=== Problem statement ===
Return only what lies between the first line of the entries and the line containing "import * as echarts from 'echarts';", both lines included.

─── Data to process ───

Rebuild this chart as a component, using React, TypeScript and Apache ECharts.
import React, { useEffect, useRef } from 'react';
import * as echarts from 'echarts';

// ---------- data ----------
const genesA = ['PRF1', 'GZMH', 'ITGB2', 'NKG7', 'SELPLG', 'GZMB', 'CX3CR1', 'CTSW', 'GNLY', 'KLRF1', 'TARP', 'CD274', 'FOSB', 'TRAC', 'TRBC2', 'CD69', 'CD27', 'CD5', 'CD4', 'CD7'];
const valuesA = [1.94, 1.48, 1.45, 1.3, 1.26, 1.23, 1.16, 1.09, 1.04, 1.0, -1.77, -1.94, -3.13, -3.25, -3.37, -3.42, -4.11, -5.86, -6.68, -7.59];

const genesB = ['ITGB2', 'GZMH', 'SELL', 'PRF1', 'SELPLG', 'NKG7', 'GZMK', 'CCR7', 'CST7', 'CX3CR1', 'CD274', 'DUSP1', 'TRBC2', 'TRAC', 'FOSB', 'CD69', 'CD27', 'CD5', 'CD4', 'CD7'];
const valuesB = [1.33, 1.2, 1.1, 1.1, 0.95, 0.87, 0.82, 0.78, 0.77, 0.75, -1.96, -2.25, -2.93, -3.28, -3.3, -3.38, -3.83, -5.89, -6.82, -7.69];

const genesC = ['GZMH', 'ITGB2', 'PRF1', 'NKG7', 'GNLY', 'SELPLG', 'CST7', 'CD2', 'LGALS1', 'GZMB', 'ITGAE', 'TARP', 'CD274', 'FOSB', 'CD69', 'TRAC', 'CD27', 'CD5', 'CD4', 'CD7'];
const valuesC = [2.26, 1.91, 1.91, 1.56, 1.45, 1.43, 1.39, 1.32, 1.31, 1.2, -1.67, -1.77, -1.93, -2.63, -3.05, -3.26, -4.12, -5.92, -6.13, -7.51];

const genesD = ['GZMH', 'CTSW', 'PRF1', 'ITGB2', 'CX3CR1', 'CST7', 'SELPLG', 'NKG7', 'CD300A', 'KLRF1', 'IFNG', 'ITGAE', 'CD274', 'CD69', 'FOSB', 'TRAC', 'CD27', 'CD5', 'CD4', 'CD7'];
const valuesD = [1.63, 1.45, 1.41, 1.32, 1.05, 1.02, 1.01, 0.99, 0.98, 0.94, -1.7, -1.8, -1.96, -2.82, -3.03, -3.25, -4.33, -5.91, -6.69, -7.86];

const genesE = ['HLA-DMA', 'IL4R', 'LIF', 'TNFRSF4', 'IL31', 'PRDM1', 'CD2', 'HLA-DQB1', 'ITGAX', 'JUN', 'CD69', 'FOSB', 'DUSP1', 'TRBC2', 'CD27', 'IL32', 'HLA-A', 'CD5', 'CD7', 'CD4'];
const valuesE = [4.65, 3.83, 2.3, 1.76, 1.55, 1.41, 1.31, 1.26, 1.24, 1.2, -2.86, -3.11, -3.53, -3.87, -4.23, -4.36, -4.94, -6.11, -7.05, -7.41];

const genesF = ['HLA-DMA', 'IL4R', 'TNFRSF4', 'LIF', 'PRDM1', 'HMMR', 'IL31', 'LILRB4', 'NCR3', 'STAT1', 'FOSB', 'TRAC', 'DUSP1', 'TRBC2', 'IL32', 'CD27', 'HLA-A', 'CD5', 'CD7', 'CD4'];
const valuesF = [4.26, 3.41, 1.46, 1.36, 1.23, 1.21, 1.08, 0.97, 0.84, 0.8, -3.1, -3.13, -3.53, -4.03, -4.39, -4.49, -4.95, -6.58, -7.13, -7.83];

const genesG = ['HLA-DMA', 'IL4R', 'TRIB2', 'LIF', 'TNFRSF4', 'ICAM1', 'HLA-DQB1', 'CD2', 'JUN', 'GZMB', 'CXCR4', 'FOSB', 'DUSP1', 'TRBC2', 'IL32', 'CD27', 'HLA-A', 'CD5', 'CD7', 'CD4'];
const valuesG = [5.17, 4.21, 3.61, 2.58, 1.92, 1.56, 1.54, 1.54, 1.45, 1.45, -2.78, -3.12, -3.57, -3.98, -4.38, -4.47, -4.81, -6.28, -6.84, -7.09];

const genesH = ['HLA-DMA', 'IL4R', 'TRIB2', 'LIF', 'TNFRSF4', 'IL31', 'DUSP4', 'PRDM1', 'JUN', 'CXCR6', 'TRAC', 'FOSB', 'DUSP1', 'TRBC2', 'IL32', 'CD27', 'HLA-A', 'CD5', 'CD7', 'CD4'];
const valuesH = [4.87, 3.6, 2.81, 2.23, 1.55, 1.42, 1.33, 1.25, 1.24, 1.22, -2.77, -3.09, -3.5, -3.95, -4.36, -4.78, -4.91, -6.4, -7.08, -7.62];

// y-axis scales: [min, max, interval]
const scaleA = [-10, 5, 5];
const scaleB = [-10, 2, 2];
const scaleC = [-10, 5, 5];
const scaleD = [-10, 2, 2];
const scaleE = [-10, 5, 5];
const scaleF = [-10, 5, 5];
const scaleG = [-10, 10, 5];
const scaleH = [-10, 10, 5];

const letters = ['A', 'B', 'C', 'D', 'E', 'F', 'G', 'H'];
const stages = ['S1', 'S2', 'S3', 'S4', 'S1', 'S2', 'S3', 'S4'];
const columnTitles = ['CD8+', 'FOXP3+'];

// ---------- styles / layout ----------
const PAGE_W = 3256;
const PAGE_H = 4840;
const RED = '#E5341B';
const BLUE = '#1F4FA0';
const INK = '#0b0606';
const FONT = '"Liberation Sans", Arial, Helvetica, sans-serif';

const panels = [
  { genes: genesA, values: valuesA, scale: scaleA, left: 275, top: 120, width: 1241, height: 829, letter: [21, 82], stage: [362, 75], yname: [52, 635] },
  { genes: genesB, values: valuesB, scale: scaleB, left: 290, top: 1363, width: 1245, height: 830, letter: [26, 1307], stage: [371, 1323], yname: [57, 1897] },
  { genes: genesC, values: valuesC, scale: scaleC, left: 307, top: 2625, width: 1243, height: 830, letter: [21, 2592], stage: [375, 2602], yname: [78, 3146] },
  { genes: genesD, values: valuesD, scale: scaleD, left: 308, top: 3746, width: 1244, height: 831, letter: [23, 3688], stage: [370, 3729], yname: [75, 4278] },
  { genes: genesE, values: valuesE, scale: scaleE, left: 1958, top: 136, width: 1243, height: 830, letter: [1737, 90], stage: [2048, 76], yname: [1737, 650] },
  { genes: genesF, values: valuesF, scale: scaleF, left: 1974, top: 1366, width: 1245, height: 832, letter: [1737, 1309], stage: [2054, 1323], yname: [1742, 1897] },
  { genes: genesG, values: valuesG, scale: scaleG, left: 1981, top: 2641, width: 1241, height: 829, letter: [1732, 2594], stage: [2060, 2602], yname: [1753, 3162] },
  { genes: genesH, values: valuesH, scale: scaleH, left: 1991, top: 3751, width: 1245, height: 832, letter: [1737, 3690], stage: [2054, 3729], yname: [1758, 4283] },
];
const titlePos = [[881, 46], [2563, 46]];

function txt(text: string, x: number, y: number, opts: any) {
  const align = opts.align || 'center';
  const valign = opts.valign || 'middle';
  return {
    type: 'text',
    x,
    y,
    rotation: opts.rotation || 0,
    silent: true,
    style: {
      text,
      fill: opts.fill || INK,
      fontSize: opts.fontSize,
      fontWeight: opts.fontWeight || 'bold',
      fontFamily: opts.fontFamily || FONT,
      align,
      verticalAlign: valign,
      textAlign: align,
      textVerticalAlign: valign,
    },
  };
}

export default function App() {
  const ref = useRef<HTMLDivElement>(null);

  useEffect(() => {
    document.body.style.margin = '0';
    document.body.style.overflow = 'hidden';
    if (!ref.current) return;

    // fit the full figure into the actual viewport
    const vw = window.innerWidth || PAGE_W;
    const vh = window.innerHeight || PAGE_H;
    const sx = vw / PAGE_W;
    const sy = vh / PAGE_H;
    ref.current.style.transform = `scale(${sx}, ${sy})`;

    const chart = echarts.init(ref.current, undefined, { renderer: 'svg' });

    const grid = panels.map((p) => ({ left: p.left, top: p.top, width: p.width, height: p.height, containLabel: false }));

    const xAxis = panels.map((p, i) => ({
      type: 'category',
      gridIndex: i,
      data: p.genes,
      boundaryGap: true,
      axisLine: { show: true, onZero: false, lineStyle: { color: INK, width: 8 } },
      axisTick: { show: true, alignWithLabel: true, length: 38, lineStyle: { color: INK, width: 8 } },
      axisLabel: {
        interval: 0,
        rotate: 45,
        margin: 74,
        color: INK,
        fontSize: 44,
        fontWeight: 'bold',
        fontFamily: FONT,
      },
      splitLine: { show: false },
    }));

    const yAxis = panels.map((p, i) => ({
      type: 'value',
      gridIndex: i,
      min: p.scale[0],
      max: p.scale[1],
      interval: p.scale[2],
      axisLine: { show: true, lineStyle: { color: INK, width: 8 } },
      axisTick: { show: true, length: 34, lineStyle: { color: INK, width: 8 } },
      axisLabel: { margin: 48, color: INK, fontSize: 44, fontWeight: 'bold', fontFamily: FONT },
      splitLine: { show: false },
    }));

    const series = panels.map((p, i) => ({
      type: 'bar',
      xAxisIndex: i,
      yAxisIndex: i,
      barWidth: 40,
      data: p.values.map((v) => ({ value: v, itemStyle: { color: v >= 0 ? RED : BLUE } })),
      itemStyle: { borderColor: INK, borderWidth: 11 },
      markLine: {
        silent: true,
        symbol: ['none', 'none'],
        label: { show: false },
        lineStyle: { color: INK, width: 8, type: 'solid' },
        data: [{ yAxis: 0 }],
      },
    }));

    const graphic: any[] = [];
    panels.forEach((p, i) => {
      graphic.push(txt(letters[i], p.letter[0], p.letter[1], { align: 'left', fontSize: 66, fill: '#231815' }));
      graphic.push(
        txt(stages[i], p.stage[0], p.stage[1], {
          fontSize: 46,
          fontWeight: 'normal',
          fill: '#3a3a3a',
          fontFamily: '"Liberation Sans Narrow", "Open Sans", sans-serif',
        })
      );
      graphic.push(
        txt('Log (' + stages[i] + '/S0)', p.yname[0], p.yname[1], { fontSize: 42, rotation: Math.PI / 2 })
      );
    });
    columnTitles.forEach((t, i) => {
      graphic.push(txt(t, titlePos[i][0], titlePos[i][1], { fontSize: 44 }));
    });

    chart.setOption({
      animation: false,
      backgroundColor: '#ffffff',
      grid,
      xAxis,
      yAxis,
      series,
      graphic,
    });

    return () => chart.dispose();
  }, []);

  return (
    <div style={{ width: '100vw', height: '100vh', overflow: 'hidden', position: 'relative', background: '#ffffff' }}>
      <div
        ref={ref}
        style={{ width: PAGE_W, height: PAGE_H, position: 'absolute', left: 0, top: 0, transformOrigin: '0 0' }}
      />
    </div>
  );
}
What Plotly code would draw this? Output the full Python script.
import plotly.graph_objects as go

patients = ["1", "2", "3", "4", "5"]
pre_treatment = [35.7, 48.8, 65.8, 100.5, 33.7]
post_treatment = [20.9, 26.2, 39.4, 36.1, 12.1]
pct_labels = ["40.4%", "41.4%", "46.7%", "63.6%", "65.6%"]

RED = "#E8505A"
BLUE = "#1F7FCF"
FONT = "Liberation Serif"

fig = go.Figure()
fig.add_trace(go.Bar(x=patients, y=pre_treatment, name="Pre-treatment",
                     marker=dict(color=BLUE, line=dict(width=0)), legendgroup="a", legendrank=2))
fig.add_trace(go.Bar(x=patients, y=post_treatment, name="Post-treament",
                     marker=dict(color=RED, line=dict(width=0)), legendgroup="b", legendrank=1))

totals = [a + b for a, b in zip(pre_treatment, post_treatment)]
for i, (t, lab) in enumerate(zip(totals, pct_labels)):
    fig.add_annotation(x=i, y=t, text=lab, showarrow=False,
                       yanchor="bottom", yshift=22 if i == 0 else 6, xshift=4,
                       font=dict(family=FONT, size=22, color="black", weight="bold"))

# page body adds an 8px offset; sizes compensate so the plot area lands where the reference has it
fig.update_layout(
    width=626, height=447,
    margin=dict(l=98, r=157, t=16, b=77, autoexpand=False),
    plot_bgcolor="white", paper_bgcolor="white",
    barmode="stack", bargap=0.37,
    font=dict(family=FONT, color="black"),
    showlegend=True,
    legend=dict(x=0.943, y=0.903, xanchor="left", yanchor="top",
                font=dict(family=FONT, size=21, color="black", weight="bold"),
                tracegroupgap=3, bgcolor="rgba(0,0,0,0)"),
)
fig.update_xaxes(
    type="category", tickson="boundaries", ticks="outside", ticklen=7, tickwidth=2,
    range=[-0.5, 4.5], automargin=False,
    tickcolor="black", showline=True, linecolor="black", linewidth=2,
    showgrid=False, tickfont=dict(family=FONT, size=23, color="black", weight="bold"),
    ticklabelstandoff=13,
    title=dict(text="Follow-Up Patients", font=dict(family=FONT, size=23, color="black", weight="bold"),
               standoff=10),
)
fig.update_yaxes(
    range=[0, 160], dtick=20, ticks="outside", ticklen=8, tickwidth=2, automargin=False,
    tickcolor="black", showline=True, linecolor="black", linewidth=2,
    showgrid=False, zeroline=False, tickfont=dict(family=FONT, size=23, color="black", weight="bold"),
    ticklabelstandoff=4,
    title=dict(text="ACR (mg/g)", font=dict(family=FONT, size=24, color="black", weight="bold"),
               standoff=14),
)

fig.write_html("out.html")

───

=== Answer to the exercise ===
Rebuild this chart as a component, using React, TypeScript and Apache ECharts.
import React, { useEffect, useRef } from 'react';
import * as echarts from 'echarts';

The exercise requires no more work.